----- Recorded information -----

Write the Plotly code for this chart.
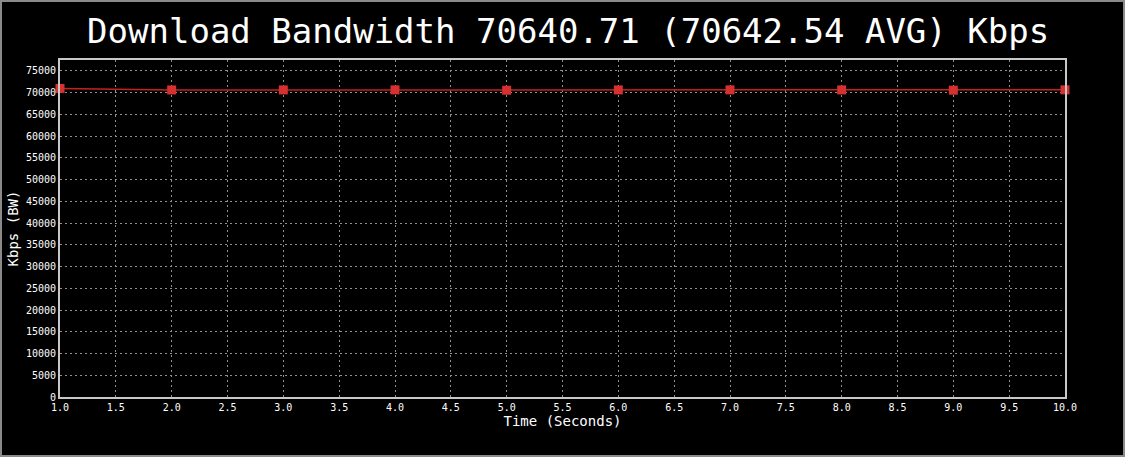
import plotly.graph_objects as go

time_s = [1, 2, 3, 4, 5, 6, 7, 8, 9, 10]
bandwidth_kbps = [70960, 70610, 70620, 70630, 70540, 70620, 70630, 70620, 70560, 70640.71]
y_ticks = list(range(0, 75001, 5000))
y_tick_labels = [str(v) for v in y_ticks]
x_ticks = [1 + 0.5 * i for i in range(19)]
x_tick_labels = [f"{v:.1f}" for v in x_ticks]
title_text = "Download Bandwidth 70640.71 (70642.54 AVG) Kbps"

W, H = 1125, 457
L, R, T, B = 60, 60, 60, 60
pw, ph = W - L - R, H - T - B

fig = go.Figure()
fig.add_trace(go.Scatter(
    x=time_s, y=bandwidth_kbps, mode="lines+markers",
    line=dict(color="#c42222", width=1.5),
    marker=dict(symbol="square", size=9, color="#d63030"),
    cliponaxis=False, showlegend=False,
))

font = "DejaVu Sans Mono"
fig.update_layout(
    width=W, height=H,
    margin=dict(l=L, r=R, t=T, b=B),
    paper_bgcolor="black", plot_bgcolor="black",
    font=dict(family=font, color="white"),
    title=dict(text=title_text, x=0.505, xanchor="center", y=1 - 31 / H, yanchor="middle",
               font=dict(family=font, size=34, color="white")),
    xaxis=dict(range=[1, 10], tickvals=x_ticks, ticktext=x_tick_labels,
               showgrid=True, gridcolor="#8f8f8f", griddash="2px,3px", gridwidth=1,
               showline=True, linecolor="#c8c8c8", linewidth=2, mirror=True,
               zeroline=False, ticks="", tickfont=dict(size=10, family=font, color="white"),
               title=dict(text="Time (Seconds)", font=dict(size=14, family=font), standoff=2)),
    yaxis=dict(range=[0, 77500], tickvals=y_ticks, ticktext=y_tick_labels,
               showgrid=True, gridcolor="#8f8f8f", griddash="2px,3px", gridwidth=1,
               showline=True, linecolor="#c8c8c8", linewidth=2, mirror=True,
               zeroline=False, ticks="", tickfont=dict(size=10, family=font, color="white"),
               title=dict(text="Kbps (BW)", font=dict(size=14, family=font), standoff=4)),
    shapes=[dict(type="rect", xref="paper", yref="paper",
                 x0=(1 - L) / pw, x1=(W - 1 - L) / pw,
                 y0=-(H - 1 - T - ph) / ph, y1=(ph + T - 1) / ph,
                 line=dict(color="#8a8a8a", width=2), layer="above")],
)

fig.write_html("out.html", config={"displayModeBar": False},
               post_script="document.body.style.margin='0';")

-----

Stated exercise.
Restate exactly, please, only the lines between the start of the data and the line containing "pw, ph = W - L - R, H - T - B", both ends included, skipping the pictures.

Response.
Write the Plotly code for this chart.
import plotly.graph_objects as go

time_s = [1, 2, 3, 4, 5, 6, 7, 8, 9, 10]
bandwidth_kbps = [70960, 70610, 70620, 70630, 70540, 70620, 70630, 70620, 70560, 70640.71]
y_ticks = list(range(0, 75001, 5000))
y_tick_labels = [str(v) for v in y_ticks]
x_ticks = [1 + 0.5 * i for i in range(19)]
x_tick_labels = [f"{v:.1f}" for v in x_ticks]
title_text = "Download Bandwidth 70640.71 (70642.54 AVG) Kbps"

W, H = 1125, 457
L, R, T, B = 60, 60, 60, 60
pw, ph = W - L - R, H - T - B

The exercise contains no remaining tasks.